Despite raising over $700 million from investors like Microsoft and Sequoia (with a massive valuation at $2.8 billion as of late 2020), Graphcore has struggled to become a viable player on the market of AI processors with its intelligence processing units (IPUs), partly due to closure of its China business due to U.S. AI technology restrictions last year.
The company reported an 11% increase in losses ($204.6 million in 2022), with revenue dropping from $5 million to $2.7 million, according to The Telegraph. The company has taken measures to cut costs in response to its financial challenges, which included staff layoffs and closing international offices. To continue operations and compete in the AI chip market, Graphcore needs to raise more funds by May 2024. These funds may come from existing investors, or a buyer.
Rumored interested parties include Arm, SoftBank, and OpenAI, but no official statements have been made. The sale might face scrutiny from national security officials due to the strategic importance of AI technology.
Meanwhile, Chrysalis, a London-listed fund with a Graphcore stake, revealed in December that one of its a portfolio companies was in process of being sold. Soon after, it sharply raised its Graphcore stake's value, hinting at a sale, according to Zeus Capital analysts. This adjustment implied Graphcore's valuation at $528 million, based on an investor's estimate. Baillie Gifford, another Graphcore investor, also upped its valuation of Graphcore.

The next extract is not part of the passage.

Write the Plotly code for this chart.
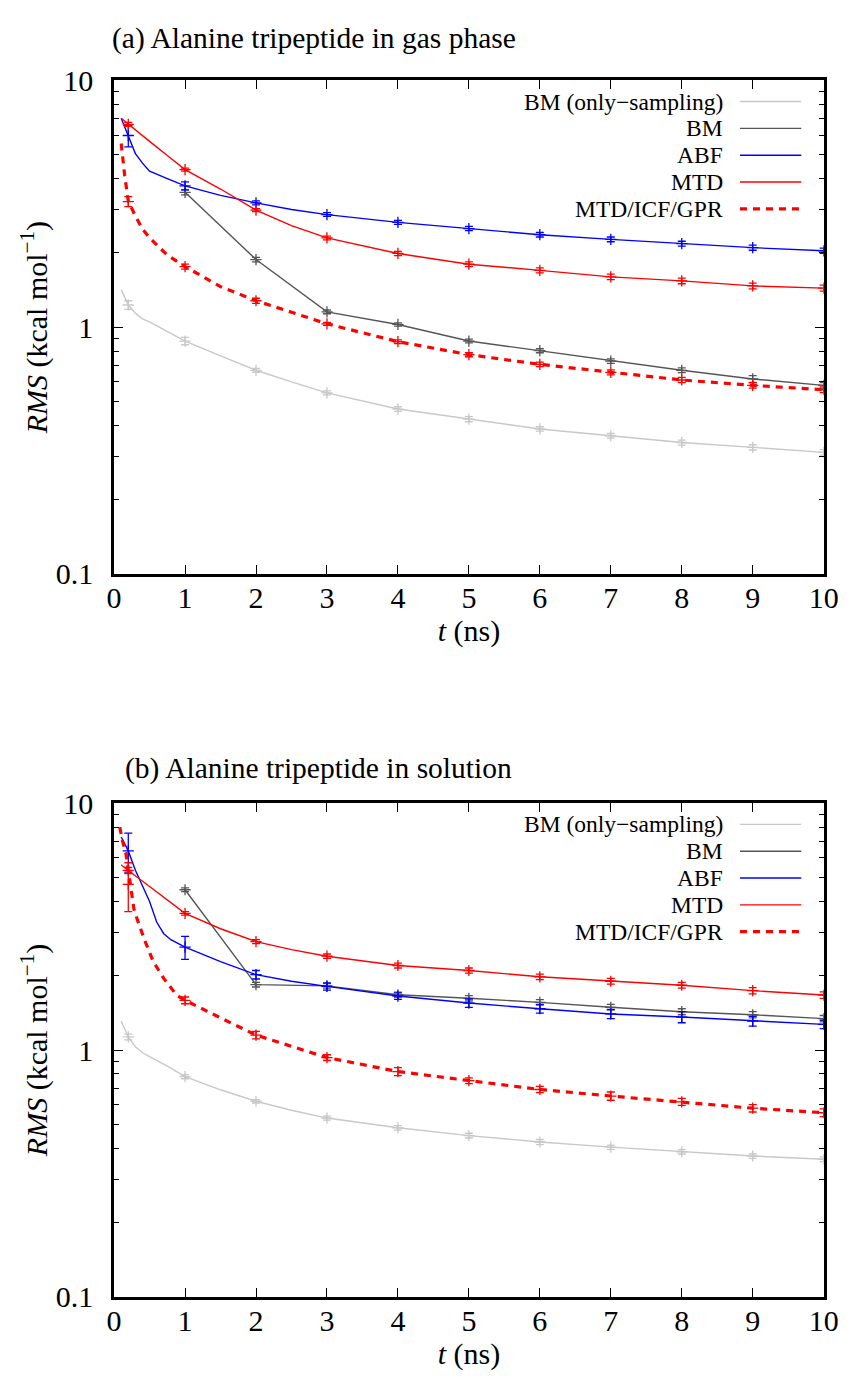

Graphcore got into headlines in 2020, when it released its Colossus MK2 GC200 intelligence processing unit (IPU) that featured 59.4 billion transistors and was the industry's most complex chip at the time. Each GC200 IPU packs 1,472 independent IPU cores with SMT that can handle 8,832 separate parallel threads and carries 900 MB of SRAM with an aggregated bandwidth of 47.5 TB/s per chip (eliminating need for external memory) as well as 10 IPU links to scale-out with other GC200 chips. From performance point of view, each GC200 offers up to 250 FP16 TFLOPS, which is comparable to Nvidia's A100's 312 FP16 TFLOPS (yet lower than 624 FP16 TFLOPS with sparsity), but the market did not bite.